George Bernard Shaw once famously said “Happy is the man who can make a living by his hobby!” Going by his quote I should be a happy (wo)man. Being a bibliophile, book reviewing should be my ‘happy’ job. However, the reality is different. In this age of self-publishing, paid publishing and the merry gang of bankers turned authors, finding a ‘good’ book is as rare as finding a jewelled squid.
In my initial days as a book reviewer, I used to look forward to the book couriers, however now I dread them. Most of the books that I receive for reviewing have pathetic storyline, abysmal grammar, horrendous narrative style and in one word most of them are “unreadable” (if I may use the term). However, “Window Seat” by Yashluv Virwani came like a breath of fresh air. After a long time I enjoyed reading a book and writing this review.
It is said that the opening line of a book is very important and in this book the first line itself hooked me to the book. I knew, after reading the first line that this book was going to be different. The author is a magician of words, in the entire book the line between prose and poetry gets blurred. Characters are described in alliteration “She had a slender nose and tender ears”. The book is said to be a compilation of 8 short stories but honestly the reader will not find any story as such. The stories have no definite plots with beginning, middle, climax and end but only silky smooth emotions flowing like molten chocolate. In all the eight stories the characters have no names because “names are only pretence, something that stories never require, they carry a baggage of races, countries, boundaries and religions. Also in a way, they turn you passive and control your imagination- stories don’t deserve such shallow treatment, they’re meant to be somewhere close to spiritual.”
The stories are not simple narration but more of conversations between characters.

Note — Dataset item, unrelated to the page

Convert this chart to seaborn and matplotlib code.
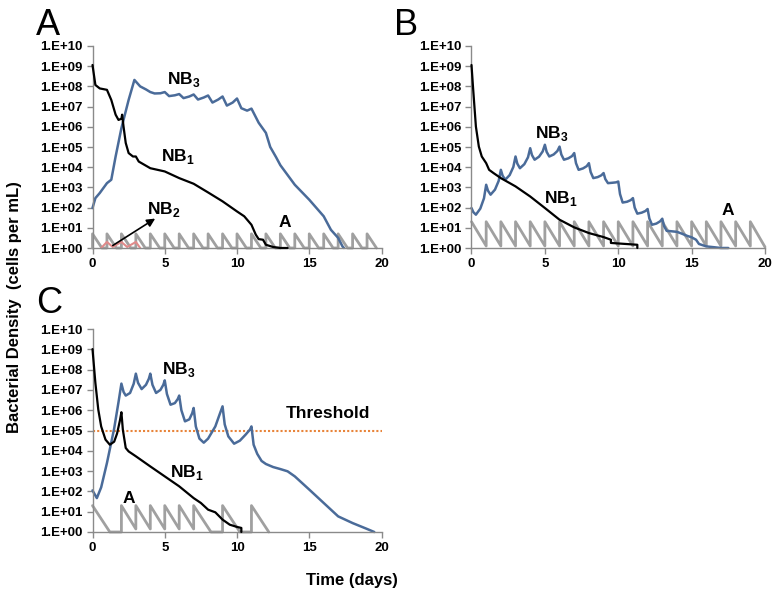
import numpy as np
import pandas as pd
import matplotlib
matplotlib.use("Agg")
import matplotlib.pyplot as plt
import seaborn as sns

# ---------------------------------------------
# DATA  (values are log10 of cells per mL)
# ---------------------------------------------
# Panel A
a_nb1_t = [0, 0.2, 0.5, 1.0, 1.3, 1.6, 1.8, 2.0, 2.05, 2.15, 2.3, 2.5, 2.8, 3.0, 3.2, 4, 5, 6, 7, 8, 9, 10,
           10.5, 11.0, 11.3, 11.5, 11.8, 12.0, 12.5, 13.0, 13.5]
a_nb1_y = [9.06, 8.07, 7.9, 7.83, 7.33, 6.6, 6.34, 6.4, 6.6, 6.0, 5.2, 4.7, 4.53, 4.53, 4.28, 3.95, 3.79, 3.46,
           3.18, 2.75, 2.31, 1.81, 1.57, 1.15, 0.66, 0.44, 0.41, 0.16, 0.05, 0.0, 0.0]
a_nb3_t = [0, 0.2, 0.5, 1.0, 1.3, 1.6, 2.0, 2.5, 2.9, 3.3, 3.7, 4.0, 4.3, 4.7, 5.0, 5.3, 5.7, 6.0, 6.3, 6.7,
           7.0, 7.3, 7.7, 8.0, 8.3, 8.7, 9.0, 9.3, 9.7, 10.0, 10.3, 10.7, 11.0, 11.5, 12.0, 12.3, 12.7, 13,
           14, 15, 16, 16.5, 17, 17.3, 17.4]
a_nb3_y = [1.98, 2.47, 2.72, 3.21, 3.38, 4.53, 5.93, 7.33, 8.32, 8.0, 7.85, 7.72, 7.65, 7.66, 7.72, 7.52, 7.56,
           7.62, 7.42, 7.5, 7.6, 7.35, 7.45, 7.55, 7.2, 7.35, 7.5, 7.05, 7.2, 7.4, 6.92, 6.8, 6.9, 6.2, 5.7,
           5.0, 4.5, 4.1, 3.13, 2.39, 1.57, 0.9, 0.5, 0.08, 0.0]
a_nb2_t = [0.6, 1.0, 1.4, 2.0, 2.4, 3.0, 3.3]
a_nb2_y = [0.0, 0.3, 0.05, 0.3, 0.05, 0.3, 0.0]
a_abx_t = [0, 0, 0.65, 1, 1, 1.65, 2, 2, 2.65, 3, 3, 3.65, 4, 4, 4.65, 5, 5, 5.65, 6, 6, 6.65,
           7, 7, 7.65, 8, 8, 8.65, 9, 9, 9.65, 10, 10, 10.65, 11, 11, 11.65, 12, 12, 12.65,
           13, 13, 13.65, 14, 14, 14.65, 15, 15, 15.65, 16, 16, 16.65, 17, 17, 17.65,
           18, 18, 18.65, 19, 19, 19.65]
a_abx_y = [0, 0.7, 0] * 20

# Panel B
b_nb1_t = [0, 0.1, 0.2, 0.3, 0.5, 0.7, 1.0, 1.2, 1.5, 2, 3, 4, 5, 6, 7, 8, 9, 9.5, 9.5, 10.5, 11.3, 11.3]
b_nb1_y = [9.06, 8.0, 7.0, 6.01, 5.02, 4.53, 4.2, 3.87, 3.71, 3.46, 3.05, 2.55, 1.98, 1.4, 1.02, 0.74,
           0.54, 0.41, 0.25, 0.2, 0.16, 0.0]
b_nb3_t = [0, 0.12, 0.3, 0.6, 0.85,
           1, 1.12, 1.3, 1.6, 1.85,
           2, 2.12, 2.3, 2.6, 2.85,
           3, 3.12, 3.3, 3.6, 3.85,
           4, 4.12, 4.3, 4.6, 4.85,
           5, 5.12, 5.3, 5.6, 5.85,
           6, 6.12, 6.3, 6.6, 6.85,
           7, 7.12, 7.3, 7.6, 7.85,
           8, 8.12, 8.3, 8.6, 8.85,
           9, 9.12, 9.3, 9.6, 9.85,
           10, 10.12, 10.3, 10.6, 10.85,
           11, 11.12, 11.3, 11.6, 11.85,
           12, 12.12, 12.3, 12.6, 12.85,
           13, 13.12, 13.3, 13.6, 14, 14.3, 14.7, 15, 15.3, 15.5, 16, 17, 17.5]
b_nb3_y = [1.98, 1.78, 1.65, 1.95, 2.46,
           3.13, 2.84, 2.64, 2.89, 3.32,
           3.87, 3.58, 3.38, 3.61, 4.01,
           4.53, 4.18, 3.95, 4.15, 4.49,
           4.94, 4.6, 4.37, 4.52, 4.78,
           5.11, 4.76, 4.53, 4.63, 4.8,
           5.02, 4.63, 4.37, 4.44, 4.55,
           4.7, 4.2, 3.87, 3.94, 4.05,
           4.2, 3.76, 3.46, 3.51, 3.6,
           3.71, 3.41, 3.21, 3.23, 3.25,
           3.29, 2.67, 2.25, 2.29, 2.37,
           2.47, 2.0, 1.7, 1.75, 1.83,
           1.93, 1.46, 1.15, 1.21, 1.32,
           1.45, 1.09, 0.85, 0.83, 0.8, 0.72, 0.6, 0.53, 0.41, 0.2, 0.08, 0.0, 0.0]
b_abx_t = [0, 1, 1, 2, 2, 3, 3, 4, 4, 5, 5, 6, 6, 7, 7, 8, 8, 9, 9, 10, 10, 11, 11, 12, 12, 13, 13,
           14, 14, 15, 15, 16, 16, 17, 17, 18, 18, 19, 19, 20]
b_abx_y = [1.3] + [0.1, 1.3] * 19 + [0.05]

# Panel C
c_nb1_t = [0, 0.2, 0.4, 0.6, 0.9, 1.2, 1.5, 1.7, 1.9, 2.0, 2.1, 2.3, 2.5, 3, 4, 5, 6, 7, 7.5, 8, 8.5,
           9, 9.5, 10, 10.3, 10.3]
c_nb1_y = [9.01, 7.34, 6.03, 5.2, 4.55, 4.3, 4.45, 4.85, 5.5, 5.9, 5.04, 4.14, 3.97, 3.73, 3.23, 2.74,
           2.25, 1.67, 1.43, 1.1, 0.97, 0.61, 0.36, 0.25, 0.2, 0.0]
c_nb3_t = [0, 0.3, 0.6, 1.0, 1.5, 1.8, 2.0, 2.15, 2.3, 2.6, 2.85, 3.0, 3.15, 3.4, 3.7, 3.9, 4.0, 4.15,
           4.4, 4.7, 4.9, 5.0, 5.15, 5.4, 5.7, 5.9, 6.0, 6.15, 6.4, 6.7, 6.9, 7.0, 7.15, 7.4, 7.7, 8.0,
           8.5, 8.8, 9.0, 9.15, 9.4, 9.8, 10.2, 10.6, 10.9, 11.0, 11.15, 11.4, 11.7, 12.0, 12.5, 13.0,
           13.5, 14, 15, 16, 17, 18, 19, 19.5]
c_nb3_y = [2.05, 1.67, 2.2, 3.4, 5.1, 6.4, 7.31, 6.9, 6.72, 6.85, 7.3, 7.8, 7.35, 7.04, 7.25, 7.55, 7.8,
           7.25, 6.85, 7.0, 7.25, 7.47, 6.8, 6.27, 6.35, 6.55, 6.72, 6.0, 5.45, 5.55, 5.85, 6.11, 5.2,
           4.6, 4.4, 4.6, 5.2, 5.8, 6.19, 5.3, 4.71, 4.35, 4.5, 4.8, 5.05, 5.2, 4.3, 3.85, 3.5, 3.35,
           3.2, 3.1, 2.99, 2.74, 2.09, 1.43, 0.77, 0.44, 0.15, 0.0]
c_abx_t = [0, 1.2, 2, 2, 3, 3, 4, 4, 5, 5, 6, 6, 7, 7, 8.2, 9, 9, 10.2, 11, 11, 12.2]
c_abx_y = [1.3, 0, 0, 1.3, 0.15, 1.3, 0.15, 1.3, 0.15, 1.3, 0.15, 1.3, 0.15, 1.3, 0, 0, 1.3, 0, 0, 1.3, 0]
threshold = 1e5

ytick_vals   = [10 ** k for k in range(11)]
ytick_labels = ["1.E+%02d" % k for k in range(11)]
xticks       = [0, 5, 10, 15, 20]

C_NB1 = "black"
C_NB3 = "#4a6b99"
C_ABX = "#a0a0a0"
C_NB2 = "#e08a8a"
C_THR = "#e8843a"

# ---------------------------------------------
# STYLE
# ---------------------------------------------
sns.set_style("ticks")
plt.rcParams["font.family"] = ["Liberation Sans", "DejaVu Sans"]
plt.rcParams["mathtext.fontset"] = "custom"
plt.rcParams["mathtext.rm"] = "Liberation Sans"
plt.rcParams["mathtext.bf"] = "Liberation Sans:bold"
plt.rcParams["text.color"] = "black"
plt.rcParams["xtick.labelcolor"] = "black"
plt.rcParams["ytick.labelcolor"] = "black"

fig = plt.figure(figsize=(7.8, 5.96), dpi=100)
ax_a = fig.add_axes([92.5 / 780, 1 - 248 / 596, 289 / 780, 202 / 596])
ax_b = fig.add_axes([471.5 / 780, 1 - 248 / 596, 293.5 / 780, 202 / 596])
ax_c = fig.add_axes([92.5 / 780, 1 - 532 / 596, 289 / 780, 203 / 596])


def draw(ax, t, y, color, lw, z=2):
    df = pd.DataFrame({"t": t, "v": 10 ** np.array(y, dtype=float)})
    sns.lineplot(data=df, x="t", y="v", estimator=None, sort=False, color=color,
                 linewidth=lw, ax=ax, zorder=z, clip_on=False)


def style(ax):
    ax.set_yscale("log")
    ax.set_ylim(1, 1e10)
    ax.set_xlim(0, 20)
    ax.set_yticks(ytick_vals)
    ax.set_yticklabels(ytick_labels)
    ax.minorticks_off()
    ax.set_xticks(xticks)
    ax.set_xticklabels([str(x) for x in xticks])
    for s in ["top", "right"]:
        ax.spines[s].set_visible(False)
    for s in ["left", "bottom"]:
        ax.spines[s].set_color("#8a8a8a")
        ax.spines[s].set_linewidth(1.0)
    ax.tick_params(axis="both", direction="out", length=4, width=1, color="#8a8a8a",
                   labelsize=9.5, labelcolor="black", pad=3)
    for lab in ax.get_xticklabels() + ax.get_yticklabels():
        lab.set_fontweight("bold")
    ax.set_xlabel("")
    ax.set_ylabel("")


def label(ax, x, ylog, txt, size=12.5):
    ax.text(x, 10 ** ylog, txt, fontsize=size, fontweight="bold", ha="center", va="center")


# Panel A
draw(ax_a, a_abx_t, a_abx_y, C_ABX, 2.0, 1)
draw(ax_a, a_nb2_t, a_nb2_y, C_NB2, 1.5, 1)
draw(ax_a, a_nb3_t, a_nb3_y, C_NB3, 1.8)
draw(ax_a, a_nb1_t, a_nb1_y, C_NB1, 1.6, 3)
style(ax_a)
label(ax_a, 6.3, 8.32, r"NB$_\mathbf{3}$")
label(ax_a, 5.9, 4.53, r"NB$_\mathbf{1}$")
label(ax_a, 4.9, 1.9, r"NB$_\mathbf{2}$")
label(ax_a, 13.3, 1.24, "A")
ax_a.annotate("", xy=(4.5, 10 ** 1.53), xytext=(1.24, 10 ** 0.05),
              arrowprops=dict(arrowstyle="-|>", color="black", lw=1.2, mutation_scale=12))

# Panel B
draw(ax_b, b_abx_t, b_abx_y, C_ABX, 2.0, 1)
draw(ax_b, b_nb3_t, b_nb3_y, C_NB3, 1.8)
draw(ax_b, b_nb1_t, b_nb1_y, C_NB1, 1.6, 3)
style(ax_b)
label(ax_b, 5.45, 5.68, r"NB$_\mathbf{3}$")
label(ax_b, 6.1, 2.47, r"NB$_\mathbf{1}$")
label(ax_b, 17.5, 1.86, "A")

# Panel C
draw(ax_c, c_abx_t, c_abx_y, C_ABX, 2.0, 1)
draw(ax_c, c_nb3_t, c_nb3_y, C_NB3, 1.8)
draw(ax_c, c_nb1_t, c_nb1_y, C_NB1, 1.6, 3)
ax_c.axhline(threshold, color=C_THR, linestyle=(0, (1, 1)), linewidth=1.5, zorder=1)
style(ax_c)
label(ax_c, 6.0, 8.0, r"NB$_\mathbf{3}$")
label(ax_c, 6.5, 2.94, r"NB$_\mathbf{1}$")
label(ax_c, 2.5, 1.67, "A")
label(ax_c, 16.3, 5.86, "Threshold")

# Panel letters and shared labels
for txt, x, y in [("A", 36, 35), ("B", 394, 35), ("C", 36, 313)]:
    fig.text(x / 780, 1 - y / 596, txt, fontsize=26, va="baseline", ha="left")

fig.text(15 / 780, 1 - 307 / 596, "Bacterial Density  (cells per mL)", rotation=90,
         fontsize=12, fontweight="bold", ha="center", va="center")
fig.text(352 / 780, 1 - 580 / 596, "Time (days)", fontsize=12, fontweight="bold",
         ha="center", va="center")

fig.savefig("out.png", dpi=100)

The characters talk about simple moments because “conversations were always made up of these little build-ups and never the huge build ups.”
There is a lot of “intertexuality” used in this book. The author was honest to state his inspirations from books like Veronika decides to die and Interpreter of maladies. The story Cliché refers heavily to Coelho’s Veronika Decides to Die. The protagonist names herself as Veronika and she is a prostitute who meets Faiz. The character of Faiz is again inspired by Faiz Ahmed Faiz and who like his namesake wants to feel things and not understand them.
The characters in these stories comes from different walks of life and are varied in every way, so you have a prostitute who paints her walls to fill colour in her life, a housewife who imagines talking to her tenant, a lesbian who becomes a writer, an unconventional freckled woman who has accepted herself and a musician. Each character has things to tell you. They literally talk to you.
This book talks about “soulgasm” and while reading it I could actually feel one. This book is not a book that you can read in one go, rather this book should be relished like the way we relish chai on a rainy day or winter evening, sipping slowly, filling your senses with the flavour. The last thing that I wish to say about this book is exactly what the character Veronika said in this book “Ah!! The way you write is pure intoxication.”